» Work to complete
Print the listing below from its opening line through the line holding "fig = plt.figure(figsize=(W", both ends included.

» Data shown
++++++++

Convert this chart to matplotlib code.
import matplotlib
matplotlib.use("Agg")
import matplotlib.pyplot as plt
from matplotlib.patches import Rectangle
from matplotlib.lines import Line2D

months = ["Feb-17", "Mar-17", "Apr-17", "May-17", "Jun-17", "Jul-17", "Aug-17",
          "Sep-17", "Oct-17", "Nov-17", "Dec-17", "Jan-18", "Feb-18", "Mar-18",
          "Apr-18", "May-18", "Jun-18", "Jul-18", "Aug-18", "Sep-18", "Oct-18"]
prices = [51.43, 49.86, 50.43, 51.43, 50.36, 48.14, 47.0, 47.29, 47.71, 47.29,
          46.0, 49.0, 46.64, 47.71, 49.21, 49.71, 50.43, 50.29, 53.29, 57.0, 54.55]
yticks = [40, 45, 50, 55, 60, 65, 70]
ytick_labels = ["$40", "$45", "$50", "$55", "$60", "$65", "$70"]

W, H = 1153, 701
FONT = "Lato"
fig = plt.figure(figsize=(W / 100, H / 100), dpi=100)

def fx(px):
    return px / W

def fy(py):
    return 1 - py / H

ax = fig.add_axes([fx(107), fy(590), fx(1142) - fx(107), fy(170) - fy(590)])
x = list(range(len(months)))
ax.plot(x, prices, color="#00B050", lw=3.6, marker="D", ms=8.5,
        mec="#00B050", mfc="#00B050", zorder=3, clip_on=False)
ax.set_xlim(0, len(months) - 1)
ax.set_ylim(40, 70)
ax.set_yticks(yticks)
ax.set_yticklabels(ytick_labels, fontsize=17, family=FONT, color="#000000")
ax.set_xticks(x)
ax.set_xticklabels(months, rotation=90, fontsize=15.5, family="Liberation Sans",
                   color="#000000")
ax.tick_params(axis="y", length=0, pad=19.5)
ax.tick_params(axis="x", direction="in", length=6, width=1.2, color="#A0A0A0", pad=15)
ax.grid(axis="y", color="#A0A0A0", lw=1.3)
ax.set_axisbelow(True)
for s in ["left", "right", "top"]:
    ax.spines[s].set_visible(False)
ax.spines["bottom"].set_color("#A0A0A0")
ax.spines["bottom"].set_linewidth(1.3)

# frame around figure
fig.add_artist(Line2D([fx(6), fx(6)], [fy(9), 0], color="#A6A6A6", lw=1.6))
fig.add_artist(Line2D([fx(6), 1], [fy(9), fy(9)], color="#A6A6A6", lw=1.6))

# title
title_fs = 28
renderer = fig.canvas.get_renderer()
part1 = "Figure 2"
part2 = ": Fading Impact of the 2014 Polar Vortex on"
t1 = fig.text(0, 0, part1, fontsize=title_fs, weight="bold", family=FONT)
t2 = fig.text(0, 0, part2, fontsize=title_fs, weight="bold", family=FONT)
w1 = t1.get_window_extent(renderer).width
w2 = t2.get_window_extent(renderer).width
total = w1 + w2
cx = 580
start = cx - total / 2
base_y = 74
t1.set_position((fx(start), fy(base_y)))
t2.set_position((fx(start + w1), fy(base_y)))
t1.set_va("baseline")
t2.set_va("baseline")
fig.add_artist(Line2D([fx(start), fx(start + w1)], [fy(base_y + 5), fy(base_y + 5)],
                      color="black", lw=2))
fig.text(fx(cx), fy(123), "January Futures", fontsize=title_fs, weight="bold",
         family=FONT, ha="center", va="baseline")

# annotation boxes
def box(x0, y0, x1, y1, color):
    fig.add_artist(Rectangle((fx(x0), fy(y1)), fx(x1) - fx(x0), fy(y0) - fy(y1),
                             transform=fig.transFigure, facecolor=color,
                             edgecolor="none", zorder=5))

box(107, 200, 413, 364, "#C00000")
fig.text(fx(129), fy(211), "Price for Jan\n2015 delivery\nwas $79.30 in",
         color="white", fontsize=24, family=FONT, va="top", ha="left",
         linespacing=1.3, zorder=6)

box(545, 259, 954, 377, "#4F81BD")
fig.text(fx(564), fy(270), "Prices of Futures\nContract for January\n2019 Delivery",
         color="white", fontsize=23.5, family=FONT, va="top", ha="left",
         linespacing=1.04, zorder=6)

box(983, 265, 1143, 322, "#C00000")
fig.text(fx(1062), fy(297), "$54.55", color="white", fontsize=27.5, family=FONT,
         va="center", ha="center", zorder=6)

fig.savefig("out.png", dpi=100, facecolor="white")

++++++++

» Final answer
Convert this chart to matplotlib code.
import matplotlib
matplotlib.use("Agg")
import matplotlib.pyplot as plt
from matplotlib.patches import Rectangle
from matplotlib.lines import Line2D

months = ["Feb-17", "Mar-17", "Apr-17", "May-17", "Jun-17", "Jul-17", "Aug-17",
          "Sep-17", "Oct-17", "Nov-17", "Dec-17", "Jan-18", "Feb-18", "Mar-18",
          "Apr-18", "May-18", "Jun-18", "Jul-18", "Aug-18", "Sep-18", "Oct-18"]
prices = [51.43, 49.86, 50.43, 51.43, 50.36, 48.14, 47.0, 47.29, 47.71, 47.29,
          46.0, 49.0, 46.64, 47.71, 49.21, 49.71, 50.43, 50.29, 53.29, 57.0, 54.55]
yticks = [40, 45, 50, 55, 60, 65, 70]
ytick_labels = ["$40", "$45", "$50", "$55", "$60", "$65", "$70"]

W, H = 1153, 701
FONT = "Lato"
fig = plt.figure(figsize=(W / 100, H / 100), dpi=100)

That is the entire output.